# Instruction
Skip the pictures, please, and write out exactly the lines from the opening of the data through the line containing "const DEPTH = 0.207;".

# Supplied data
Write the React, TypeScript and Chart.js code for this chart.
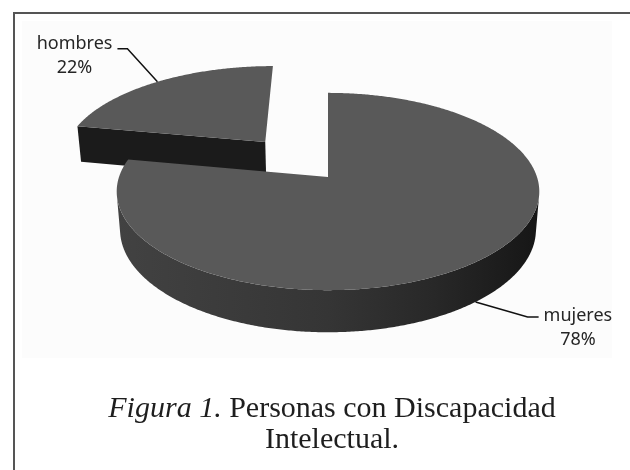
import React, { useEffect, useRef } from 'react';
import { Chart, registerables } from 'chart.js';

Chart.register(...registerables);

// ---- data ----
const categories = ['mujeres', 'hombres'];
const percentages = [78, 22];
const explodeOffsets = [0, 104];

// ---- 3D projection constants ----
const TILT = (27.5 * Math.PI) / 180;
const DIST = 6.03;
const DEPTH = 0.207;

const pie3d = {
  id: 'pie3d',
  beforeDatasetsDraw(chart: any) {
    const ctx = chart.ctx as CanvasRenderingContext2D;
    const arcs = chart.getDatasetMeta(0).data as any[];
    if (!arcs.length) return false;
    const R = arcs[0].outerRadius;
    const X0 = arcs[0].x;
    const Y0 = arcs[0].y;
    const cs = Math.cos(TILT);
    const sn = Math.sin(TILT);
    const F = R * DIST;
    const proj = (u: number, v: number, h: number) => {
      const dep = DIST - v * cs - h * sn;
      return [X0 + (F * u) / dep, Y0 + (F * (v * sn - h * cs)) / dep];
    };
    const cam = [0, DIST * cs, DIST * sn];
    const facing = (pu: number, pv: number, ph: number, nu: number, nv: number) => {
      const du = cam[0] - pu, dv = cam[1] - pv, dh = cam[2] - ph;
      const len = Math.hypot(du, dv, dh);
      return (du * nu + dv * nv) / len;
    };
    const slices = arcs.map((a: any, i: number) => {
      const s = a.startAngle, e = a.endAngle, mid = (s + e) / 2;
      const off = (a.options.offset || 0) / R;
      return { i, s, e, mid, cu: off * Math.cos(mid), cv: off * Math.sin(mid), color: a.options.backgroundColor };
    });
    chart.$pie3d = { proj, slices };
    const order = slices.slice().sort((p: any, q: any) => (p.cv + 0.5 * Math.sin(p.mid)) - (q.cv + 0.5 * Math.sin(q.mid)));
    const STEP = Math.PI / 360;

    ctx.save();
    ctx.lineJoin = 'round';
    for (const sl of order) {
      const { s, e, cu, cv } = sl;
      // radial faces
      const edges = [
        { a: s, n: s - Math.PI / 2 },
        { a: e, n: e + Math.PI / 2 },
      ];
      for (const ed of edges) {
        const tu = cu + Math.cos(ed.a), tv = cv + Math.sin(ed.a);
        const f = facing((cu + tu) / 2, (cv + tv) / 2, -DEPTH / 2, Math.cos(ed.n), Math.sin(ed.n));
        if (f > 0.08) {
          const p1 = proj(cu, cv, 0), p2 = proj(tu, tv, 0), p3 = proj(tu, tv, -DEPTH), p4 = proj(cu, cv, -DEPTH);
          ctx.beginPath();
          ctx.moveTo(p1[0], p1[1]);
          ctx.lineTo(p2[0], p2[1]);
          ctx.lineTo(p3[0], p3[1]);
          ctx.lineTo(p4[0], p4[1]);
          ctx.closePath();
          ctx.fillStyle = '#1b1b1b';
          ctx.fill();
        }
      }
      // outer side: visible runs
      const runs: number[][] = [];
      let cur: number[] | null = null;
      const n = Math.max(2, Math.ceil((e - s) / STEP));
      for (let k = 0; k <= n; k++) {
        const a = s + ((e - s) * k) / n;
        const vis = facing(cu + Math.cos(a), cv + Math.sin(a), -DEPTH / 2, Math.cos(a), Math.sin(a)) > 0;
        if (vis) {
          if (!cur) { cur = [a, a]; runs.push(cur); }
          cur[1] = a;
        } else cur = null;
      }
      for (const run of runs) {
        const [a0, a1] = run;
        if (a1 - a0 < 1e-4) continue;
        const m = Math.max(2, Math.ceil((a1 - a0) / STEP));
        const pts: number[][] = [];
        for (let k = 0; k <= m; k++) {
          const a = a0 + ((a1 - a0) * k) / m;
          pts.push(proj(cu + Math.cos(a), cv + Math.sin(a), 0));
        }
        for (let k = m; k >= 0; k--) {
          const a = a0 + ((a1 - a0) * k) / m;
          pts.push(proj(cu + Math.cos(a), cv + Math.sin(a), -DEPTH));
        }
        let minX = Infinity, maxX = -Infinity;
        pts.forEach((p) => { minX = Math.min(minX, p[0]); maxX = Math.max(maxX, p[0]); });
        const g = ctx.createLinearGradient(minX, 0, maxX, 0);
        g.addColorStop(0, '#424242');
        g.addColorStop(0.5, '#353535');
        g.addColorStop(0.75, '#282828');
        g.addColorStop(1, '#161616');
        ctx.beginPath();
        pts.forEach((p, k) => (k ? ctx.lineTo(p[0], p[1]) : ctx.moveTo(p[0], p[1])));
        ctx.closePath();
        ctx.fillStyle = g;
        ctx.fill();
      }
      // top face
      ctx.beginPath();
      const c = proj(cu, cv, 0);
      ctx.moveTo(c[0], c[1]);
      const mt = Math.max(2, Math.ceil((e - s) / STEP));
      for (let k = 0; k <= mt; k++) {
        const a = s + ((e - s) * k) / mt;
        const p = proj(cu + Math.cos(a), cv + Math.sin(a), 0);
        ctx.lineTo(p[0], p[1]);
      }
      ctx.closePath();
      ctx.fillStyle = sl.color;
      ctx.fill();
    }
    ctx.restore();
    return false;
  },
  afterDraw(chart: any) {
    const st = chart.$pie3d;
    if (!st) return;
    const ctx = chart.ctx as CanvasRenderingContext2D;
    const data = chart.data.datasets[0].data as number[];
    const total = data.reduce((a: number, b: number) => a + b, 0);
    ctx.save();
    ctx.font = '18px "Noto Sans"';
    ctx.fillStyle = '#262626';
    ctx.strokeStyle = '#111111';
    ctx.lineWidth = 1.5;
    for (const sl of st.slices) {
      const ca = Math.cos(sl.mid), sa = Math.sin(sl.mid);
      const back = sa < 0;
      const anchor = st.proj(sl.cu + ca, sl.cv + sa, back ? 0 : -DEPTH);
      const left = ca < 0;
      const elbow = left ? [anchor[0] - 30, anchor[1] - 33] : [anchor[0] + 52, anchor[1] + 15];
      const stub = left ? [elbow[0] - 10, elbow[1]] : [elbow[0] + 11, elbow[1]];
      ctx.beginPath();
      ctx.moveTo(anchor[0], anchor[1]);
      ctx.lineTo(elbow[0], elbow[1]);
      ctx.lineTo(stub[0], stub[1]);
      ctx.stroke();
      const l1 = String(chart.data.labels[sl.i]);
      const l2 = Math.round((data[sl.i] / total) * 100) + '%';
      const w1 = ctx.measureText(l1).width;
      const cx = left ? stub[0] - 5 - w1 / 2 : stub[0] + 5 + w1 / 2;
      const b1 = left ? stub[1] : stub[1] + 4;
      ctx.textAlign = 'center';
      ctx.textBaseline = 'alphabetic';
      ctx.fillText(l1, cx, b1);
      ctx.fillText(l2, cx, b1 + 24);
    }
    ctx.restore();
  },
};

export default function App() {
  const ref = useRef<HTMLCanvasElement | null>(null);
  useEffect(() => {
    if (!ref.current) return;
    const chart = new Chart(ref.current, {
      type: 'pie',
      data: {
        labels: categories,
        datasets: [
          {
            data: percentages,
            backgroundColor: ['#595959', '#595959'],
            offset: explodeOffsets,
            radius: 209,
            borderWidth: 0,
          } as any,
        ],
      },
      options: {
        animation: false,
        responsive: false,
        devicePixelRatio: 1,
        radius: 209,
        layout: { padding: { left: 26, right: 0, top: 0, bottom: 116 } },
        plugins: { legend: { display: false }, tooltip: { enabled: false }, title: { display: false } },
        events: [],
      } as any,
      plugins: [pie3d],
    });
    return () => chart.destroy();
  }, []);
  return (
    <div style={{ position: 'fixed', left: 0, top: 0, width: 630, height: 470, background: '#ffffff', overflow: 'hidden' }}>
      <div style={{ position: 'absolute', left: 13, top: 12, width: 640, height: 480, borderTop: '2px solid #555', borderLeft: '2px solid #555' }} />
      <div style={{ position: 'absolute', left: 22, top: 21, width: 590, height: 337, background: '#fcfcfc' }} />
      <canvas ref={ref} width={630} height={470} style={{ position: 'absolute', left: 0, top: 0, width: 630, height: 470 }} />
      <div
        style={{
          position: 'absolute',
          left: 0,
          top: 391,
          width: 664,
          textAlign: 'center',
          fontFamily: '"Liberation Serif", "DejaVu Serif", serif',
          fontSize: 30,
          lineHeight: '31px',
          color: '#1e1e1e',
        }}
      >
        <i>Figura 1.</i> Personas con Discapacidad
        <br />
        Intelectual.
      </div>
    </div>
  );
}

# Completed task
Write the React, TypeScript and Chart.js code for this chart.
import React, { useEffect, useRef } from 'react';
import { Chart, registerables } from 'chart.js';

Chart.register(...registerables);

// ---- data ----
const categories = ['mujeres', 'hombres'];
const percentages = [78, 22];
const explodeOffsets = [0, 104];

// ---- 3D projection constants ----
const TILT = (27.5 * Math.PI) / 180;
const DIST = 6.03;
const DEPTH = 0.207;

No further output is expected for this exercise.